Given request> Starting at the first line of the entries, extract each line up to and including the one that contains "(0,0) rectangle (1087,704);", but leave out the pictures.
───── Raw data ─────
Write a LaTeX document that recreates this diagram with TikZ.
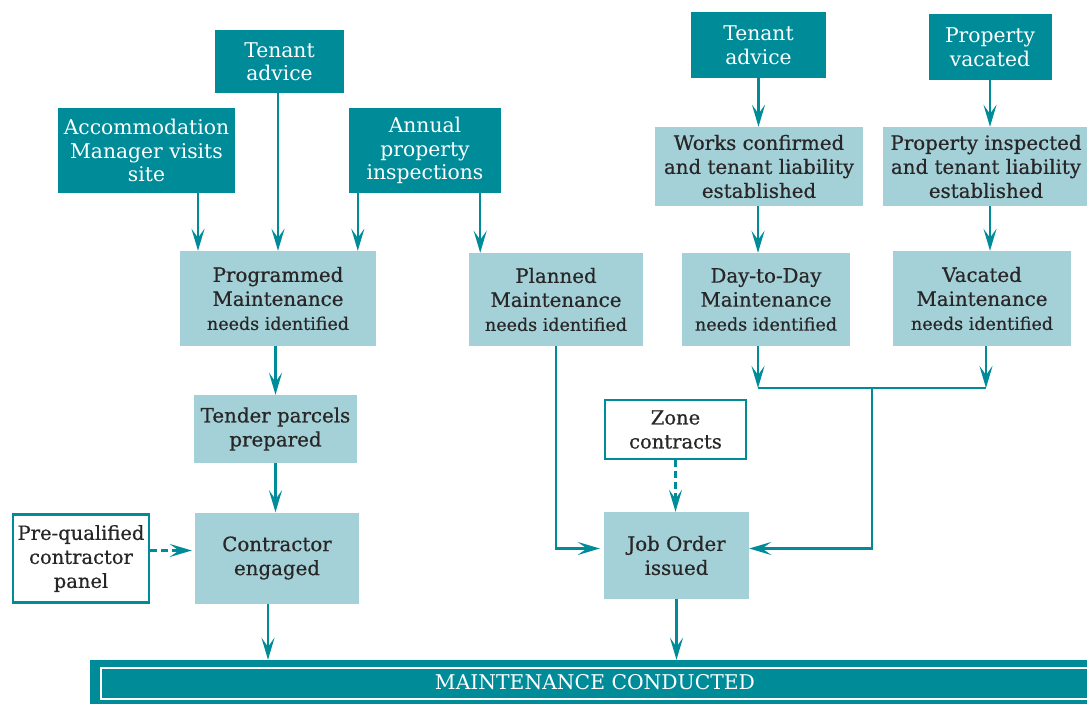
\documentclass[tikz,border=0pt]{standalone}
\usepackage{fontspec}
\setmainfont{DejaVu Serif}
\newfontfamily\medfont{DejaVu Serif}[FakeBold=0.6]
\usetikzlibrary{arrows.meta}

\definecolor{mteal}{RGB}{0,139,153}
\definecolor{mlight}{RGB}{164,209,216}
\definecolor{mtext}{RGB}{40,38,38}

\newcommand{\needs}{{\fontsize{17.5}{24}\selectfont needs identified}}

\begin{document}
\begin{tikzpicture}[x=1pt,y=-1pt,
  dark/.style={fill=mteal,text=white,align=center,inner sep=0pt,
    font=\fontsize{20.3}{23.5}\selectfont},
  light/.style={fill=mlight,text=mtext,align=center,inner sep=0pt,
    font=\medfont\fontsize{19.8}{24}\selectfont},
  open/.style={draw=mteal,line width=2.5pt,fill=white,text=mtext,
    align=center,inner sep=0pt,font=\medfont\fontsize{19.5}{24}\selectfont},
  link/.style={draw=mteal,line width=2.5pt},
  arr/.style={link,-{Stealth[length=22pt,width=13pt,inset=9pt]}},
  dashlink/.style={arr,dash pattern=on 7pt off 4pt}]
  \useasboundingbox (0,0) rectangle (1087,704);

  % sources
  \node[dark,minimum width=129,minimum height=63] (tenL) at (279.5,61.5)
    {Tenant\\advice};
  \node[dark,minimum width=177,minimum height=85] (acc) at (146.5,150.5)
    {Accommodation\\Manager visits\\site};
  \node[dark,minimum width=152,minimum height=85] (annual) at (425,150.5)
    {Annual\\property\\inspections};
  \node[dark,minimum width=135,minimum height=66] (tenR) at (758.5,45)
    {Tenant\\advice};
  \node[dark,minimum width=123,minimum height=66] (vac) at (990,47)
    {Property\\vacated};

  % steps
  \node[light,minimum width=208,minimum height=79] (works) at (759,166.5)
    {Works confirmed\\and tenant liability\\established};
  \node[light,minimum width=206,minimum height=79] (insp) at (986,166.5)
    {Property inspected\\and tenant liability\\established};
  \node[light,minimum width=196,minimum height=95] (prog) at (278,298.5)
    {Programmed\\Maintenance\\\needs};
  \node[light,minimum width=174,minimum height=93] (planned) at (556,299.5)
    {Planned\\Maintenance\\\needs};
  \node[light,minimum width=168,minimum height=93] (day) at (766,299.5)
    {Day-to-Day\\Maintenance\\\needs};
  \node[light,minimum width=178,minimum height=95] (vacm) at (982,298.5)
    {Vacated\\Maintenance\\\needs};
  \node[light,minimum width=163,minimum height=68] (tender) at (275.5,429)
    {Tender parcels\\prepared};
  \node[light,minimum width=164,minimum height=91] (contr) at (277,558)
    {Contractor\\engaged};
  \node[light,minimum width=145,minimum height=87] (job) at (676.5,555.5)
    {Job Order\\issued};
  \node[open,minimum width=136,minimum height=88] (prequal) at (81,558.5)
    {Pre-qualified\\contractor\\panel};
  \node[open,minimum width=141,minimum height=59] (zone) at (675.5,429.5)
    {Zone\\contracts};

  % bottom bar
  \node[dark,minimum width=1010,minimum height=44] (done) at (595,682)
    {MAINTENANCE CONDUCTED};
  \draw[white,line width=2pt]
    ([shift={(11,8)}]done.north west)
    rectangle
    ([shift={(-5,-5)}]done.south east);

  % junction under the day-to-day and vacated boxes
  \coordinate (jl) at (758,388);
  \coordinate (jm) at (872,388);
  \coordinate (jr) at (986,388);

  \draw[arr]
    ([xshift=51.5]acc.south)
    --
    ([xshift=51.5]acc.south |- prog.north);
  \draw[arr]
    (tenL.south -| prog.north)
    --
    (prog.north);
  \draw[arr]
    ([xshift=9]annual.south west)
    --
    ([xshift=9]annual.south west |- prog.north);
  \draw[arr]
    ([xshift=-21]annual.south east)
    --
    ([xshift=-21]annual.south east |- planned.north);
  \draw[arr]
    (tenR.south)
    --
    (tenR.south |- works.north);
  \draw[arr]
    (vac.south)
    --
    (vac.south |- insp.north);
  \draw[arr]
    (works.south -| jl)
    --
    (jl |- day.north);
  \draw[arr]
    (insp.south -| vac.south)
    --
    (vac.south |- vacm.north);
  \draw[arr]
    (prog.south -| tender.north)
    --
    (tender.north);
  \draw[arr]
    (tender.south)
    --
    (tender.south |- contr.north);
  \draw[arr]
    ([xshift=-9]contr.south)
    --
    ([xshift=-9]contr.south |- done.north);
  \draw[dashlink,shorten >=3pt]
    ([yshift=8]prequal.east)
    --
    ([yshift=8]prequal.east -| contr.west);
  \draw[arr]
    (day.south -| jl)
    --
    (jl);
  \draw[arr]
    (vacm.south -| jr)
    --
    (jr);
  \draw[link]
    (jl)
    --
    (jr);
  \draw[arr,shorten >=4pt]
    (planned.south)
    |-
    ([yshift=7]job.west);
  \draw[arr]
    (jm)
    |-
    ([yshift=7]job.east);
  \draw[dashlink]
    (zone.south)
    --
    (zone.south |- job.north);
  \draw[arr]
    (job.south)
    --
    (job.south |- done.north);
\end{tikzpicture}
\end{document}
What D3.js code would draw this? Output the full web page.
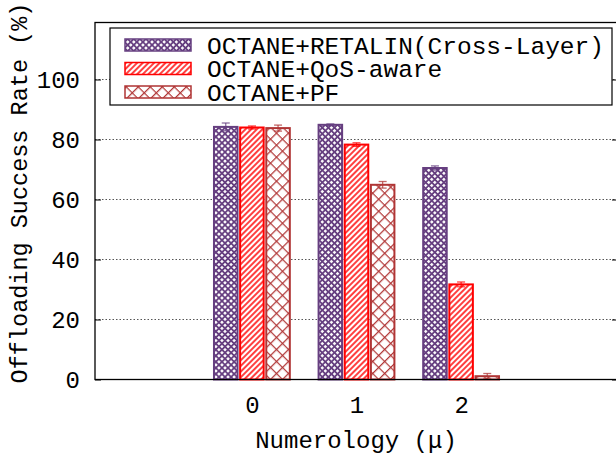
<!DOCTYPE html>
<html>
<head>
<meta charset="utf-8">
<script src="https://cdn.jsdelivr.net/npm/d3@7"></script>
<style>
  html, body { margin: 0; padding: 0; background: #fff; }
  svg { display: block; font-family: "Liberation Mono", "DejaVu Sans Mono", monospace; }
</style>
</head>
<body>
<svg id="chart" width="616" height="462"></svg>
<script>
// data
const categories = ["0", "1", "2"];
const seriesNames = ["OCTANE+RETALIN(Cross-Layer)", "OCTANE+QoS-aware", "OCTANE+PF"];
const retalin = [84.2, 84.9, 70.5];
const retalinErr = [1.3, 0.3, 0.7];
const qosAware = [84.0, 78.3, 31.7];
const qosAwareErr = [0.5, 0.6, 0.8];
const pf = [83.8, 64.9, 1.1];
const pfErr = [1.0, 1.1, 0.9];
const yTicks = [0, 20, 40, 60, 80, 100];

const colors = ["#663f80", "#ff0000", "#b03535"];
const series = [
  { name: seriesNames[0], values: retalin, errs: retalinErr, pat: "p-check" },
  { name: seriesNames[1], values: qosAware, errs: qosAwareErr, pat: "p-diag" },
  { name: seriesNames[2], values: pf, errs: pfErr, pat: "p-cross" }
];

const svg = d3.select("#chart");
const mLeft = 95, mRight = 618, mTop = 22.5, mBottom = 379.5;

const x = d3.scaleLinear().domain([-1.5, 3.5]).range([mLeft, mRight]);
const y = d3.scaleLinear().domain([0, 119]).range([mBottom, mTop]);

// fill patterns
const defs = svg.append("defs");
const pCheck = defs.append("pattern").attr("id", "p-check")
  .attr("patternUnits", "userSpaceOnUse").attr("width", 4.3).attr("height", 4.3)
  .attr("patternTransform", "rotate(45)");
pCheck.append("rect").attr("width", 4.3).attr("height", 4.3).attr("fill", colors[0]);
pCheck.append("rect").attr("x", 0.9).attr("y", 0.9).attr("width", 2.5).attr("height", 2.5).attr("fill", "#fff");

const pDiag = defs.append("pattern").attr("id", "p-diag")
  .attr("patternUnits", "userSpaceOnUse").attr("width", 4).attr("height", 10)
  .attr("patternTransform", "rotate(45)");
pDiag.append("rect").attr("width", 4).attr("height", 10).attr("fill", "#fff");
pDiag.append("line").attr("x1", 1).attr("x2", 1).attr("y1", 0).attr("y2", 10)
  .attr("stroke", colors[1]).attr("stroke-width", 1.5);

const pCross = defs.append("pattern").attr("id", "p-cross")
  .attr("patternUnits", "userSpaceOnUse").attr("width", 8.5).attr("height", 8.5)
  .attr("patternTransform", "rotate(45)");
pCross.append("rect").attr("width", 8.5).attr("height", 8.5).attr("fill", "#fff");
pCross.append("path").attr("d", "M0.6,0V8.5M0,0.6H8.5")
  .attr("stroke", colors[2]).attr("stroke-width", 1.3).attr("fill", "none");

// grid
svg.append("g").selectAll("line")
  .data(yTicks.filter(d => d > 0))
  .join("line")
  .attr("x1", mLeft).attr("x2", mRight)
  .attr("y1", d => y(d)).attr("y2", d => y(d))
  .attr("stroke", "#555").attr("stroke-width", 1)
  .attr("stroke-dasharray", "1.5,2");

// bars
const barW = 0.225, pitch = 0.25;
series.forEach((s, i) => {
  const g = svg.append("g");
  const off = (i - 1) * pitch;
  g.selectAll("rect")
    .data(s.values)
    .join("rect")
    .attr("x", (d, j) => x(j + off - barW / 2))
    .attr("width", x(barW) - x(0))
    .attr("y", d => y(d))
    .attr("height", d => y(0) - y(d))
    .attr("fill", `url(#${s.pat})`)
    .attr("stroke", colors[i])
    .attr("stroke-width", 2);
  // error bars
  const eb = g.selectAll("g.eb")
    .data(s.values.map((v, j) => ({ v, e: s.errs[j], j })))
    .join("g")
    .attr("class", "eb")
    .attr("stroke", colors[i]).attr("stroke-opacity", 0.75).attr("stroke-width", 1.3);
  eb.append("line")
    .attr("x1", d => x(d.j + off)).attr("x2", d => x(d.j + off))
    .attr("y1", d => y(d.v - d.e)).attr("y2", d => y(d.v + d.e));
  eb.append("line")
    .attr("x1", d => x(d.j + off) - 4).attr("x2", d => x(d.j + off) + 4)
    .attr("y1", d => y(d.v + d.e)).attr("y2", d => y(d.v + d.e));
  eb.append("line")
    .attr("x1", d => x(d.j + off) - 4).attr("x2", d => x(d.j + off) + 4)
    .attr("y1", d => y(d.v - d.e)).attr("y2", d => y(d.v - d.e));
});

// border and inward ticks
svg.append("rect")
  .attr("x", mLeft).attr("y", mTop)
  .attr("width", mRight - mLeft).attr("height", mBottom - mTop)
  .attr("fill", "none").attr("stroke", "#000").attr("stroke-width", 1.3);

const yAxis = svg.append("g").attr("transform", `translate(${mLeft},0)`)
  .call(d3.axisLeft(y).tickValues(yTicks).tickSize(-6).tickPadding(15));
yAxis.select(".domain").remove();
yAxis.selectAll("text").attr("font-size", 24).attr("font-family", "Liberation Mono").attr("fill", "#000");
svg.append("g").attr("transform", `translate(${mRight},0)`)
  .call(d3.axisRight(y).tickValues(yTicks).tickSize(-6).tickFormat(""))
  .select(".domain").remove();

const xAxis = svg.append("g").attr("transform", `translate(0,${mBottom})`)
  .call(d3.axisBottom(x).tickValues([0, 1, 2]).tickFormat((d, i) => categories[i]).tickSize(0).tickPadding(16));
xAxis.select(".domain").remove();
xAxis.selectAll("text").attr("font-size", 24).attr("font-family", "Liberation Mono").attr("fill", "#000");

// axis titles
svg.append("text")
  .attr("x", 356).attr("y", 448)
  .attr("text-anchor", "middle").attr("font-size", 24)
  .text("Numerology (μ)");
svg.append("text")
  .attr("transform", "translate(27,193) rotate(-90)")
  .attr("text-anchor", "middle").attr("font-size", 23.5)
  .text("Offloading Success Rate (%)");

// legend
const lg = svg.append("g");
lg.append("rect").attr("x", 110).attr("y", 28).attr("width", 502).attr("height", 77)
  .attr("fill", "#fff").attr("stroke", "#000").attr("stroke-width", 1.2);
const rows = lg.selectAll("g.row").data(series).join("g")
  .attr("class", "row")
  .attr("transform", (d, i) => `translate(0,${45 + i * 23.5})`);
rows.append("rect").attr("x", 125).attr("y", -6).attr("width", 66).attr("height", 12)
  .attr("fill", d => `url(#${d.pat})`)
  .attr("stroke", (d, i) => colors[i]).attr("stroke-width", 1.5);
rows.append("text").attr("x", 207).attr("y", 0).attr("dy", "0.35em")
  .attr("font-size", 24.5)
  .text(d => d.name);
</script>
</body>
</html>
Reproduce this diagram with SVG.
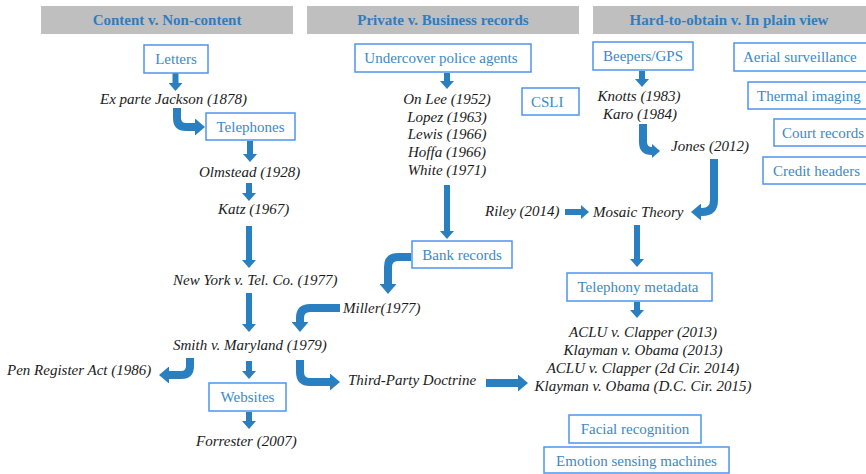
─────
Exercise output>
Write a LaTeX document that recreates this diagram with TikZ.
\documentclass[tikz,border=0pt]{standalone}
\usepackage{fontspec}
\setmainfont{DejaVu Serif}
\newfontfamily\medfont{DejaVu Serif}[FakeBold=0.6]
\usetikzlibrary{arrows.meta}

\definecolor{mteal}{RGB}{0,139,153}
\definecolor{mlight}{RGB}{164,209,216}
\definecolor{mtext}{RGB}{40,38,38}

\newcommand{\needs}{{\fontsize{17.5}{24}\selectfont needs identified}}

\begin{document}
\begin{tikzpicture}[x=1pt,y=-1pt,
  dark/.style={fill=mteal,text=white,align=center,inner sep=0pt,
    font=\fontsize{20.3}{23.5}\selectfont},
  light/.style={fill=mlight,text=mtext,align=center,inner sep=0pt,
    font=\medfont\fontsize{19.8}{24}\selectfont},
  open/.style={draw=mteal,line width=2.5pt,fill=white,text=mtext,
    align=center,inner sep=0pt,font=\medfont\fontsize{19.5}{24}\selectfont},
  link/.style={draw=mteal,line width=2.5pt},
  arr/.style={link,-{Stealth[length=22pt,width=13pt,inset=9pt]}},
  dashlink/.style={arr,dash pattern=on 7pt off 4pt}]
  \useasboundingbox (0,0) rectangle (1087,704);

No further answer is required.